In particular, he made the provocative claim that all bishops in Ukraine are now hierarchs of the Ecumenical Patriarchate, whether they knew it or not.

Job: It is also very important that by the Synod’s decision of October 11, the act of 1686 was abolished. From a canonical point of view, that means that the Moscow Patriarchate no longer exists in Ukraine today. All hierarchs are de facto hierarchs of the Ecumenical throne according to this decision of this synod, and now they have to wait for the directives of the Ecumenical Patriarchate regarding their further functioning and existence in the prospect of granting autocephaly to the Orthodox Church in Ukraine.


BBC: So, at some point Metropolitan Onuphry will receive a letter from Patriarch Bartholomew giving him some directives?

Job: I can’t tell you what will happen, but it is necessary to understand that the repeal of the act of 1686 abolished the administration of the Moscow Church of the Kiev Metropolia and all dioceses in Ukraine.

However, the entire episcopate of the Ukrainian Orthodox Church, and a growing number of dioceses have proclaimed precisely that their canonical status as a self-governing body of the Russian Church is sufficient for their evangelical calling in Ukraine.

BBC: So you mean that those Ukrainian hierarchs who do not go to the unification council will find themselves outside the law, outside the canons on the territory of Ukraine?

Job: According to the canons of the Church, there cannot be two parallel Churches on one territory.

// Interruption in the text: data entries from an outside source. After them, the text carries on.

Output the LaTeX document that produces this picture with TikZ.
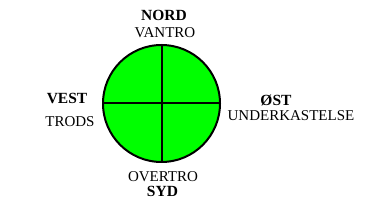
\documentclass[tikz,border=0pt]{standalone}
\usepackage{fontspec}
\setmainfont{Liberation Serif}
\begin{document}
\begin{tikzpicture}[x=1pt,y=-1pt,
  lbl/.style={inner sep=0pt,font=\fontsize{15}{15}\selectfont},
  blbl/.style={inner sep=0pt,font=\fontsize{15.5}{15.5}\selectfont\bfseries},
  disc/.style={circle,draw=black,line width=2pt,fill={rgb,255:red,0;green,255;blue,0},minimum size=117pt,inner sep=0pt},
  cross/.style={line width=2pt,draw=black}]
\useasboundingbox (0,0) rectangle (370,208);
\fill[white] (0,0) rectangle (370,208);
\node[disc] (c) at (161.5,103.5) {};
\draw[cross] (c.north) -- (c.south);
\draw[cross] (c.west) -- (c.east);
\node[blbl] (nord) at (164,15) {NORD};
\node[lbl] (vantro) at (165,33) {VANTRO};
\node[blbl] (vest) at (67,98) {VEST};
\node[lbl] (trods) at (70,122) {TRODS};
\node[blbl] (ost) at (276,100) {ØST};
\node[lbl] (under) at (291,115.5) {UNDERKASTELSE};
\node[lbl] (overtro) at (163,176.5) {OVERTRO};
\node[blbl] (syd) at (162.5,191.5) {SYD};
\end{tikzpicture}
\end{document}
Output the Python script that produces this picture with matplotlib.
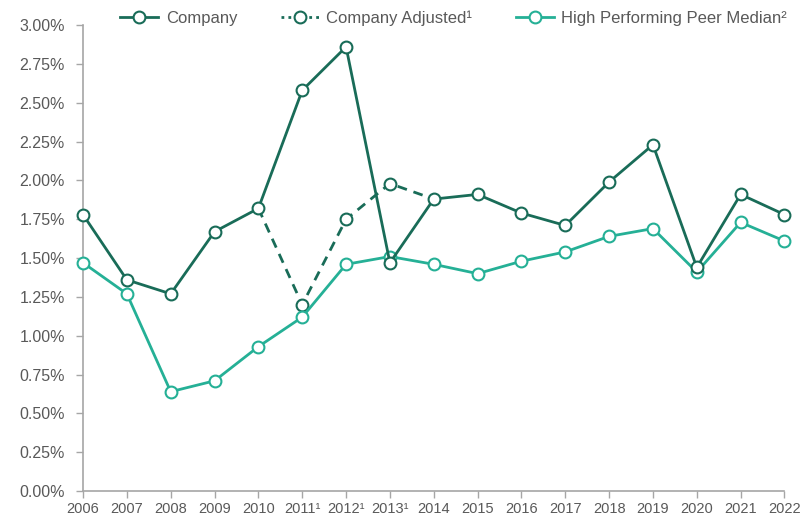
import numpy as np
import matplotlib
matplotlib.use("Agg")
import matplotlib.pyplot as plt
from matplotlib.ticker import FuncFormatter

plt.rcParams['font.family'] = ['Liberation Sans', 'DejaVu Sans']

# data (percent)
years = [2006, 2007, 2008, 2009, 2010, 2011, 2012, 2013, 2014, 2015,
         2016, 2017, 2018, 2019, 2020, 2021, 2022]
year_labels = ['2006', '2007', '2008', '2009', '2010', '2011¹', '2012¹', '2013¹', '2014',
               '2015', '2016', '2017', '2018', '2019', '2020', '2021', '2022']
company = [1.78, 1.36, 1.27, 1.67, 1.82, 2.58, 2.86, 1.47, 1.88, 1.91,
           1.79, 1.71, 1.99, 2.23, 1.44, 1.91, 1.78]
adj_years = [2010, 2011, 2012, 2013, 2014]
company_adj = [1.82, 1.20, 1.75, 1.98, 1.88]
peer = [1.47, 1.27, 0.64, 0.71, 0.93, 1.12, 1.46, 1.51, 1.46, 1.40,
        1.48, 1.54, 1.64, 1.69, 1.41, 1.73, 1.61]

dark = '#196c58'
teal = '#25b096'
grey_txt = '#595959'
grey_ax = '#a6a6a6'

fig = plt.figure(figsize=(8.1, 5.23), dpi=100)
ax = fig.add_axes([0.1025, 0.061, 0.866, 0.891])

mk = dict(marker='o', markersize=8.5, markerfacecolor='white', markeredgewidth=1.5, clip_on=False)

ax.plot(adj_years, company_adj, color=dark, lw=2, linestyle=(0, (3.5, 2.5)),
        markevery=[1, 2, 3], markeredgecolor=dark, zorder=2, **mk)
ax.plot(years, peer, color=teal, lw=2, markeredgecolor=teal, zorder=3, **mk)
ax.plot(years, company, color=dark, lw=2, markeredgecolor=dark, zorder=4, **mk)

ax.set_xlim(2006, 2022)
ax.set_ylim(0, 3.0)
ax.set_yticks(np.arange(0, 3.01, 0.25))
ax.yaxis.set_major_formatter(FuncFormatter(lambda v, p: f'{v:.2f}%'))
ax.set_xticks(years)
ax.set_xticklabels(year_labels)

for s in ['top', 'right']:
    ax.spines[s].set_visible(False)
for s in ['left', 'bottom']:
    ax.spines[s].set_color(grey_ax)
    ax.spines[s].set_linewidth(1.2)
ax.tick_params(axis='both', colors=grey_ax, labelcolor=grey_txt,
               length=5, width=1, direction='out')
ax.tick_params(axis='x', pad=3, labelsize=10.5)
ax.tick_params(axis='y', pad=8, labelsize=11.5)

# legend handles
h1, = ax.plot([], [], color=dark, lw=2, markeredgecolor=dark, **mk)
h2, = ax.plot([], [], color=dark, lw=2, linestyle=(0, (1, 1.5)), markeredgecolor=dark, **mk)
h3, = ax.plot([], [], color=teal, lw=2, markeredgecolor=teal, **mk)
leg = fig.legend([h1, h2, h3], ['Company', 'Company Adjusted¹', 'High Performing Peer Median²'],
                 loc='center', bbox_to_anchor=(0.56, 0.966), ncol=3, frameon=False,
                 fontsize=12, handlelength=2.3, numpoints=1, columnspacing=2.6,
                 handletextpad=0.45)
for t in leg.get_texts():
    t.set_color(grey_txt)

fig.savefig('out.png', dpi=100)
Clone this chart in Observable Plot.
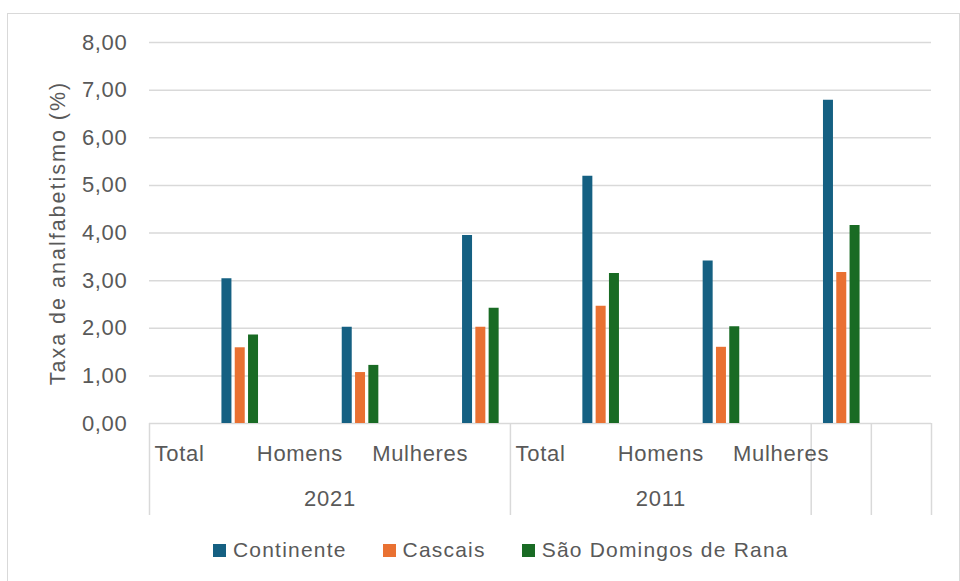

If it would be as some say—that whoever doesn’t want Ukrainian autocephaly can remain as a Russian exarchate or whatever else—it’s simply anti-canonical. According to the canons of the Church, there should be only one Orthodox Church on the territory of one state, and this autocephalous Orthodox Church should unite everyone.

BBC: And Estonia?

Job: In Estonia, first, it’s not autocephalous. It’s an autonomous Church—there’s a difference. And second, the Estonian option was a compromise, found temporarily.

BBC: That is, it will not be Estonia in Ukraine?

Job: If we want to follow the canons of the Church, there cannot be a repetition of Estonia in Ukraine.

Interestingly, here Abp. Job essentially admits that the Ecumenical Patriarchate’s 1996 creation of a competing Church in Estonia was against the canons, creating a lamentable situation that persists until today.

The Phanar hierarch also made an interesting remark that touched upon the history of the Kievan Church, saying, “If the Ecumenical Patriarchate wanted to acquire something, it could say: ‘We have the right to restore our Metropolia that existed [in Kiev] until the end of the 17th century.’ But Constantinople does not want that.” Abp. Job thereby acknowledges the veracity of the Russian Church’s claim that the Kiev Metropolia came under its jurisdiction in 1686.

In the same interview, Abp. Job also declared that Constantinople can both give and revoke autocephaly at will, subtly threatening the Russian Church in this way.